> **What the exercise asks**
Extract every record, exactly as written, and ignore the pictures.

(Code that draws figures)
▼

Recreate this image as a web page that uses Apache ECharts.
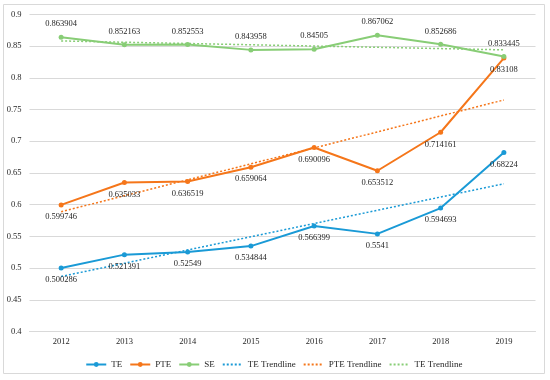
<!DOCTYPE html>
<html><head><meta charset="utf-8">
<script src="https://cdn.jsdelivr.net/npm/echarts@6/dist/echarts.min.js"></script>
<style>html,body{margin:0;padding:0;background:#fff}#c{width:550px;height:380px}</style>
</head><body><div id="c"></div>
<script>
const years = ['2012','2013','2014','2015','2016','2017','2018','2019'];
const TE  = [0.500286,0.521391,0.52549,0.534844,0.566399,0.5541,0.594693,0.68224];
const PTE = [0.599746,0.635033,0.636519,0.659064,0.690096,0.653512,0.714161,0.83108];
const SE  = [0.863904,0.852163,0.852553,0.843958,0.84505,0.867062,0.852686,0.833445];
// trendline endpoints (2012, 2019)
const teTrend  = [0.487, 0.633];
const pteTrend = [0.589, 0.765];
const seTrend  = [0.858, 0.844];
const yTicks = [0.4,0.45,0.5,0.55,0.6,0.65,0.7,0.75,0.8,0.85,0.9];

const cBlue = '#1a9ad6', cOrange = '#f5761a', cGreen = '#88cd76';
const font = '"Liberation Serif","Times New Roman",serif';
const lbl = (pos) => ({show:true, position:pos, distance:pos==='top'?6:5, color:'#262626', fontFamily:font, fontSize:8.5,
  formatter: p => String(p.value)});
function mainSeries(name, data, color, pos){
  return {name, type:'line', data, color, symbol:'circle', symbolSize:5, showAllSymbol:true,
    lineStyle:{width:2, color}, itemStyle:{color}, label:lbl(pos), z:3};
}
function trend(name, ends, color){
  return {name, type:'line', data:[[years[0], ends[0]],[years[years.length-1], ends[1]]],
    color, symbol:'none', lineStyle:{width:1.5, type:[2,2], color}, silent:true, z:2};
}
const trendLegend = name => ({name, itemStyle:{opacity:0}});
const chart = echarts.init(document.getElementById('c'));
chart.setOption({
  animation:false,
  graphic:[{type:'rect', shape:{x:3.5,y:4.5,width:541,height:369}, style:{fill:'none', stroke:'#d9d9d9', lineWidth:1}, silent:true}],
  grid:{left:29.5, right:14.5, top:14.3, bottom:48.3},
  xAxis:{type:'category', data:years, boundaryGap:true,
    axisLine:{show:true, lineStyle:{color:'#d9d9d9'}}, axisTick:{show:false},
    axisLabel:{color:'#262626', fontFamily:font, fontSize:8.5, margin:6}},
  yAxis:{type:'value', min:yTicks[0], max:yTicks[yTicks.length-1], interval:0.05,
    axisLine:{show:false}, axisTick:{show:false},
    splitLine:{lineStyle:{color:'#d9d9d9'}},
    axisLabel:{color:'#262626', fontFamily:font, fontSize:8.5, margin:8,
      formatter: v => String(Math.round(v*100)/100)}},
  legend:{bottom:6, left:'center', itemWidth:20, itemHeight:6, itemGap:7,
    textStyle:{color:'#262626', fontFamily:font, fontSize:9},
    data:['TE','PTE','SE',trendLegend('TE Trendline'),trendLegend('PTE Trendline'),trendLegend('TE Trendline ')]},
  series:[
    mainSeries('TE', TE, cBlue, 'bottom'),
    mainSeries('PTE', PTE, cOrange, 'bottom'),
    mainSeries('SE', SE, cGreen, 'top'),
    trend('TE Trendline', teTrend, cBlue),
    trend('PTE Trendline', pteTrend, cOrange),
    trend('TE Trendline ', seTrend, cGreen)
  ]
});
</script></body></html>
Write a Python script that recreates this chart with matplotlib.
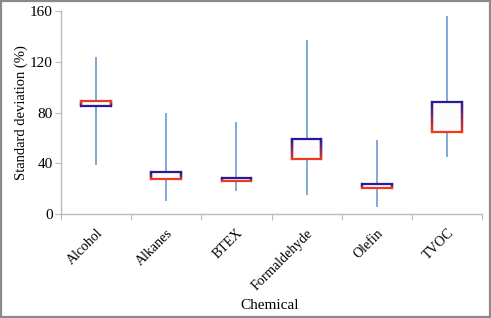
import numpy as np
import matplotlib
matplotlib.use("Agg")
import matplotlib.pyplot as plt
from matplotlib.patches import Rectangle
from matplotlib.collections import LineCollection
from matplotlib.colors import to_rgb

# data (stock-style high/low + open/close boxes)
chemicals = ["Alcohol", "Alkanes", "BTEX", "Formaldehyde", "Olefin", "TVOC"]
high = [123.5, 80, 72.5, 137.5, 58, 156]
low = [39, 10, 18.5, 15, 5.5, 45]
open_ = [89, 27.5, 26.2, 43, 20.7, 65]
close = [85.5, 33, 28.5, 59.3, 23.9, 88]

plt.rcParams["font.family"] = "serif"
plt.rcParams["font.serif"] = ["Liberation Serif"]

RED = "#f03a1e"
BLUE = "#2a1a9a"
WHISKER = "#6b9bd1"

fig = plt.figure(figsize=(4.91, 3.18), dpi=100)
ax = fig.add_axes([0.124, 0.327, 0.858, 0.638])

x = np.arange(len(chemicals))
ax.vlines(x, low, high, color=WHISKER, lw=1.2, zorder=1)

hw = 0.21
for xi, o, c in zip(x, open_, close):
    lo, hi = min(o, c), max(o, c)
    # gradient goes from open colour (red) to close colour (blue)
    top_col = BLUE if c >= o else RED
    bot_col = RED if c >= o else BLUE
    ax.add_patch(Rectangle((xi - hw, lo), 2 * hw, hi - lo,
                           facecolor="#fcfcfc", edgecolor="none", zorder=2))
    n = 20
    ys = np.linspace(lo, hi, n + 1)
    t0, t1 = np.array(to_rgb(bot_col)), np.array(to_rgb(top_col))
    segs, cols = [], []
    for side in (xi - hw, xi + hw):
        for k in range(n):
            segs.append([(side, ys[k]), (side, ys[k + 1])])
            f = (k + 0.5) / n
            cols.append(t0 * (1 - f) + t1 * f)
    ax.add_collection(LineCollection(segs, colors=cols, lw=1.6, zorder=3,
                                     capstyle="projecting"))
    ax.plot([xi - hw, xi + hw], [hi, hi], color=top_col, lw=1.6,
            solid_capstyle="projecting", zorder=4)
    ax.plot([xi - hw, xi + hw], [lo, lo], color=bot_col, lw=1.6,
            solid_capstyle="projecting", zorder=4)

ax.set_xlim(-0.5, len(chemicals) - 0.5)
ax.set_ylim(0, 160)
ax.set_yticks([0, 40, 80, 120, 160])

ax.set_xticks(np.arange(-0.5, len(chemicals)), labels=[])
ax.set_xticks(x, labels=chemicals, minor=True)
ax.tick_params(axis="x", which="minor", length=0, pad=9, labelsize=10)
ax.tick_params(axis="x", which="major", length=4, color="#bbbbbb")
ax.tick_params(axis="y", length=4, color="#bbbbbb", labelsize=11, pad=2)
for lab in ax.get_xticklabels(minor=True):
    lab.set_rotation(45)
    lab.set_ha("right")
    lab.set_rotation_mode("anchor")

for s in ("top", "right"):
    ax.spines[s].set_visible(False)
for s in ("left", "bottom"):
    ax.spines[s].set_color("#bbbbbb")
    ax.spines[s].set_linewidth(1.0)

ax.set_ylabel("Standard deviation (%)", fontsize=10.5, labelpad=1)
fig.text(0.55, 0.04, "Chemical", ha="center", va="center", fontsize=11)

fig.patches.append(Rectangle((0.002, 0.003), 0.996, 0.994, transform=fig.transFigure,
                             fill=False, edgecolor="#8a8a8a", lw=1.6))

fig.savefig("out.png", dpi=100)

▲

> **Task response**
Recreate this image as a web page that uses Apache ECharts.
<!DOCTYPE html>
<html><head><meta charset="utf-8">
<script src="https://cdn.jsdelivr.net/npm/echarts@6/dist/echarts.min.js"></script>
<style>html,body{margin:0;padding:0;background:#fff}#c{width:550px;height:380px}</style>
</head><body><div id="c"></div>
<script>
const years = ['2012','2013','2014','2015','2016','2017','2018','2019'];
const TE  = [0.500286,0.521391,0.52549,0.534844,0.566399,0.5541,0.594693,0.68224];
const PTE = [0.599746,0.635033,0.636519,0.659064,0.690096,0.653512,0.714161,0.83108];
const SE  = [0.863904,0.852163,0.852553,0.843958,0.84505,0.867062,0.852686,0.833445];
// trendline endpoints (2012, 2019)
const teTrend  = [0.487, 0.633];
const pteTrend = [0.589, 0.765];
const seTrend  = [0.858, 0.844];
const yTicks = [0.4,0.45,0.5,0.55,0.6,0.65,0.7,0.75,0.8,0.85,0.9];

const cBlue = '#1a9ad6', cOrange = '#f5761a', cGreen = '#88cd76';
const font = '"Liberation Serif","Times New Roman",serif';
const lbl = (pos) => ({show:true, position:pos, distance:pos==='top'?6:5, color:'#262626', fontFamily:font, fontSize:8.5,
  formatter: p => String(p.value)});
function mainSeries(name, data, color, pos){
  return {name, type:'line', data, color, symbol:'circle', symbolSize:5, showAllSymbol:true,
    lineStyle:{width:2, color}, itemStyle:{color}, label:lbl(pos), z:3};
}
function trend(name, ends, color){
  return {name, type:'line', data:[[years[0], ends[0]],[years[years.length-1], ends[1]]],
    color, symbol:'none', lineStyle:{width:1.5, type:[2,2], color}, silent:true, z:2};
}
const trendLegend = name => ({name, itemStyle:{opacity:0}});
const chart = echarts.init(document.getElementById('c'));
chart.setOption({
  animation:false,
  graphic:[{type:'rect', shape:{x:3.5,y:4.5,width:541,height:369}, style:{fill:'none', stroke:'#d9d9d9', lineWidth:1}, silent:true}],
  grid:{left:29.5, right:14.5, top:14.3, bottom:48.3},
  xAxis:{type:'category', data:years, boundaryGap:true,
    axisLine:{show:true, lineStyle:{color:'#d9d9d9'}}, axisTick:{show:false},
    axisLabel:{color:'#262626', fontFamily:font, fontSize:8.5, margin:6}},
  yAxis:{type:'value', min:yTicks[0], max:yTicks[yTicks.length-1], interval:0.05,
    axisLine:{show:false}, axisTick:{show:false},
    splitLine:{lineStyle:{color:'#d9d9d9'}},
    axisLabel:{color:'#262626', fontFamily:font, fontSize:8.5, margin:8,
      formatter: v => String(Math.round(v*100)/100)}},
  legend:{bottom:6, left:'center', itemWidth:20, itemHeight:6, itemGap:7,
    textStyle:{color:'#262626', fontFamily:font, fontSize:9},
    data:['TE','PTE','SE',trendLegend('TE Trendline'),trendLegend('PTE Trendline'),trendLegend('TE Trendline ')]},
  series:[
    mainSeries('TE', TE, cBlue, 'bottom'),
    mainSeries('PTE', PTE, cOrange, 'bottom'),
    mainSeries('SE', SE, cGreen, 'top'),
    trend('TE Trendline', teTrend, cBlue),
    trend('PTE Trendline', pteTrend, cOrange),
    trend('TE Trendline ', seTrend, cGreen)
  ]
});
</script></body></html>
Write a Python script that recreates this chart with matplotlib.
import numpy as np
import matplotlib
matplotlib.use("Agg")
import matplotlib.pyplot as plt
from matplotlib.patches import Rectangle
from matplotlib.collections import LineCollection
from matplotlib.colors import to_rgb

# data (stock-style high/low + open/close boxes)
chemicals = ["Alcohol", "Alkanes", "BTEX", "Formaldehyde", "Olefin", "TVOC"]
high = [123.5, 80, 72.5, 137.5, 58, 156]
low = [39, 10, 18.5, 15, 5.5, 45]
open_ = [89, 27.5, 26.2, 43, 20.7, 65]
close = [85.5, 33, 28.5, 59.3, 23.9, 88]

plt.rcParams["font.family"] = "serif"
plt.rcParams["font.serif"] = ["Liberation Serif"]

RED = "#f03a1e"
BLUE = "#2a1a9a"
WHISKER = "#6b9bd1"

fig = plt.figure(figsize=(4.91, 3.18), dpi=100)
ax = fig.add_axes([0.124, 0.327, 0.858, 0.638])

x = np.arange(len(chemicals))
ax.vlines(x, low, high, color=WHISKER, lw=1.2, zorder=1)

hw = 0.21
for xi, o, c in zip(x, open_, close):
    lo, hi = min(o, c), max(o, c)
    # gradient goes from open colour (red) to close colour (blue)
    top_col = BLUE if c >= o else RED
    bot_col = RED if c >= o else BLUE
    ax.add_patch(Rectangle((xi - hw, lo), 2 * hw, hi - lo,
                           facecolor="#fcfcfc", edgecolor="none", zorder=2))
    n = 20
    ys = np.linspace(lo, hi, n + 1)
    t0, t1 = np.array(to_rgb(bot_col)), np.array(to_rgb(top_col))
    segs, cols = [], []
    for side in (xi - hw, xi + hw):
        for k in range(n):
            segs.append([(side, ys[k]), (side, ys[k + 1])])
            f = (k + 0.5) / n
            cols.append(t0 * (1 - f) + t1 * f)
    ax.add_collection(LineCollection(segs, colors=cols, lw=1.6, zorder=3,
                                     capstyle="projecting"))
    ax.plot([xi - hw, xi + hw], [hi, hi], color=top_col, lw=1.6,
            solid_capstyle="projecting", zorder=4)
    ax.plot([xi - hw, xi + hw], [lo, lo], color=bot_col, lw=1.6,
            solid_capstyle="projecting", zorder=4)

ax.set_xlim(-0.5, len(chemicals) - 0.5)
ax.set_ylim(0, 160)
ax.set_yticks([0, 40, 80, 120, 160])

ax.set_xticks(np.arange(-0.5, len(chemicals)), labels=[])
ax.set_xticks(x, labels=chemicals, minor=True)
ax.tick_params(axis="x", which="minor", length=0, pad=9, labelsize=10)
ax.tick_params(axis="x", which="major", length=4, color="#bbbbbb")
ax.tick_params(axis="y", length=4, color="#bbbbbb", labelsize=11, pad=2)
for lab in ax.get_xticklabels(minor=True):
    lab.set_rotation(45)
    lab.set_ha("right")
    lab.set_rotation_mode("anchor")

for s in ("top", "right"):
    ax.spines[s].set_visible(False)
for s in ("left", "bottom"):
    ax.spines[s].set_color("#bbbbbb")
    ax.spines[s].set_linewidth(1.0)

ax.set_ylabel("Standard deviation (%)", fontsize=10.5, labelpad=1)
fig.text(0.55, 0.04, "Chemical", ha="center", va="center", fontsize=11)

fig.patches.append(Rectangle((0.002, 0.003), 0.996, 0.994, transform=fig.transFigure,
                             fill=False, edgecolor="#8a8a8a", lw=1.6))

fig.savefig("out.png", dpi=100)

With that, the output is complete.